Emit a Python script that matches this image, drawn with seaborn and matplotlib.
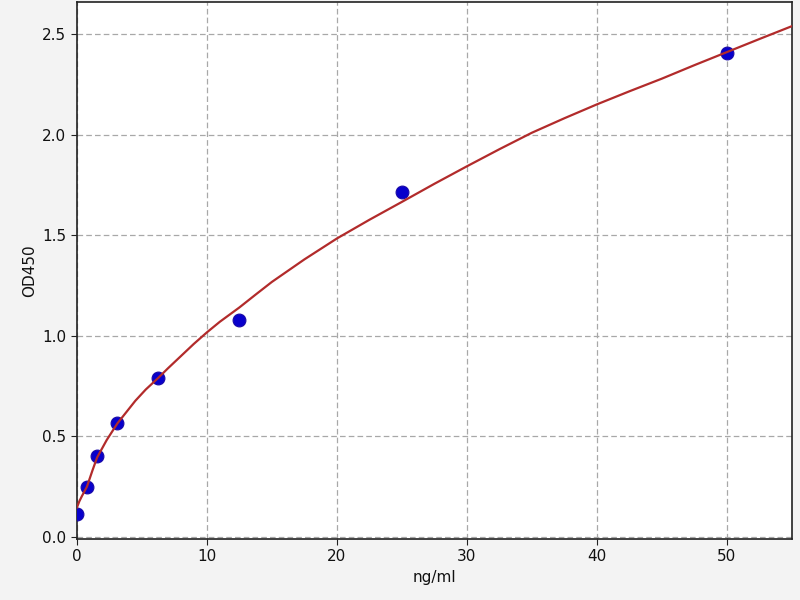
#!/usr/bin/env python3

import matplotlib

matplotlib.use("Agg")
import matplotlib.pyplot as plt
import pandas
import seaborn as sns

# Standard points (concentration vs optical density)
conc = [0, 0.78, 1.56, 3.125, 6.25, 12.5, 25, 50]
od450 = [0.114, 0.248, 0.402, 0.568, 0.791, 1.077, 1.715, 2.405]

# Fitted curve
curve_x = [0, 0.2, 0.4, 0.6, 0.78, 1.2, 1.56, 2.3, 3.125, 4.5, 5.3, 6.25,
           7, 8, 9, 10, 11, 12.5, 13.75, 15, 17.5, 20, 22.5, 25, 27.5, 30,
           32.5, 35, 37.5, 40, 42.5, 45, 47.5, 50, 52.5, 55]
curve_y = [0.145, 0.178, 0.204, 0.228, 0.25, 0.33, 0.395, 0.482, 0.565,
           0.677, 0.733, 0.79, 0.838, 0.899, 0.96, 1.017, 1.07, 1.141, 1.205,
           1.268, 1.38, 1.484, 1.577, 1.666, 1.756, 1.843, 1.928, 2.01, 2.082,
           2.151, 2.216, 2.279, 2.346, 2.411, 2.476, 2.54]

xticks = [0, 10, 20, 30, 40, 50]
yticks = [0.0, 0.5, 1.0, 1.5, 2.0, 2.5]


def make_plot():
    points = pandas.DataFrame({"conc": conc, "od": od450})
    curve = pandas.DataFrame({"conc": curve_x, "od": curve_y})

    sns.set_style("ticks")
    fig = plt.figure(figsize=(8, 6), dpi=100, facecolor="#f3f3f3")
    ax = fig.add_axes([0.096, 0.1017, 0.894, 0.895])
    ax.set_facecolor("white")

    sns.scatterplot(data=points, x="conc", y="od", color="#0800cc", s=85,
                    edgecolor="#1a0aa8", linewidth=0.8, zorder=3, ax=ax)
    sns.lineplot(data=curve, x="conc", y="od", color="#b22b2b", linewidth=1.6,
                 sort=False, zorder=4, ax=ax)

    ax.set_xlim(0, 55)
    ax.set_ylim(-0.01, 2.66)
    ax.set_xticks(xticks)
    ax.set_yticks(yticks)
    ax.set_yticklabels([f"{v:.1f}" for v in yticks])
    ax.grid(True, linestyle=(0, (4.5, 2.5)), color="#a8a8a8", linewidth=0.9)
    ax.set_axisbelow(True)
    for side in ["left", "right", "top", "bottom"]:
        ax.spines[side].set_visible(True)
        ax.spines[side].set_color("#222222")
        ax.spines[side].set_linewidth(1.2)
    ax.tick_params(axis="both", labelsize=11, color="#222222",
                   labelcolor="#111111", length=4)
    ax.set_xlabel("ng/ml", fontsize=11, color="#111111")
    ax.set_ylabel("OD450", fontsize=11, color="#111111")

    fig.savefig("out.png", dpi=100, facecolor=fig.get_facecolor())
    plt.close(fig)


if __name__ == "__main__":
    make_plot()
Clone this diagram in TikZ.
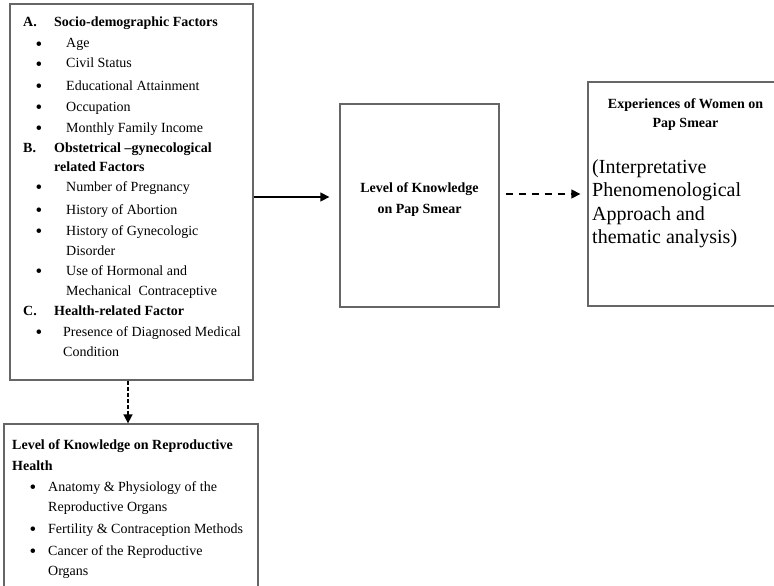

==================================================

### [STATED TASK]
Reproduce the whole listing exactly, but not the images in it.

### [SOLUTION]
Emit a Python script that matches this image, drawn with seaborn and matplotlib.
#!/usr/bin/env python3

import matplotlib

matplotlib.use("Agg")
import matplotlib.pyplot as plt
import pandas
import seaborn as sns

# Standard points (concentration vs optical density)
conc = [0, 0.78, 1.56, 3.125, 6.25, 12.5, 25, 50]
od450 = [0.114, 0.248, 0.402, 0.568, 0.791, 1.077, 1.715, 2.405]

# Fitted curve
curve_x = [0, 0.2, 0.4, 0.6, 0.78, 1.2, 1.56, 2.3, 3.125, 4.5, 5.3, 6.25,
           7, 8, 9, 10, 11, 12.5, 13.75, 15, 17.5, 20, 22.5, 25, 27.5, 30,
           32.5, 35, 37.5, 40, 42.5, 45, 47.5, 50, 52.5, 55]
curve_y = [0.145, 0.178, 0.204, 0.228, 0.25, 0.33, 0.395, 0.482, 0.565,
           0.677, 0.733, 0.79, 0.838, 0.899, 0.96, 1.017, 1.07, 1.141, 1.205,
           1.268, 1.38, 1.484, 1.577, 1.666, 1.756, 1.843, 1.928, 2.01, 2.082,
           2.151, 2.216, 2.279, 2.346, 2.411, 2.476, 2.54]

xticks = [0, 10, 20, 30, 40, 50]
yticks = [0.0, 0.5, 1.0, 1.5, 2.0, 2.5]


def make_plot():
    points = pandas.DataFrame({"conc": conc, "od": od450})
    curve = pandas.DataFrame({"conc": curve_x, "od": curve_y})

    sns.set_style("ticks")
    fig = plt.figure(figsize=(8, 6), dpi=100, facecolor="#f3f3f3")
    ax = fig.add_axes([0.096, 0.1017, 0.894, 0.895])
    ax.set_facecolor("white")

    sns.scatterplot(data=points, x="conc", y="od", color="#0800cc", s=85,
                    edgecolor="#1a0aa8", linewidth=0.8, zorder=3, ax=ax)
    sns.lineplot(data=curve, x="conc", y="od", color="#b22b2b", linewidth=1.6,
                 sort=False, zorder=4, ax=ax)

    ax.set_xlim(0, 55)
    ax.set_ylim(-0.01, 2.66)
    ax.set_xticks(xticks)
    ax.set_yticks(yticks)
    ax.set_yticklabels([f"{v:.1f}" for v in yticks])
    ax.grid(True, linestyle=(0, (4.5, 2.5)), color="#a8a8a8", linewidth=0.9)
    ax.set_axisbelow(True)
    for side in ["left", "right", "top", "bottom"]:
        ax.spines[side].set_visible(True)
        ax.spines[side].set_color("#222222")
        ax.spines[side].set_linewidth(1.2)
    ax.tick_params(axis="both", labelsize=11, color="#222222",
                   labelcolor="#111111", length=4)
    ax.set_xlabel("ng/ml", fontsize=11, color="#111111")
    ax.set_ylabel("OD450", fontsize=11, color="#111111")

    fig.savefig("out.png", dpi=100, facecolor=fig.get_facecolor())
    plt.close(fig)


if __name__ == "__main__":
    make_plot()
Clone this diagram in TikZ.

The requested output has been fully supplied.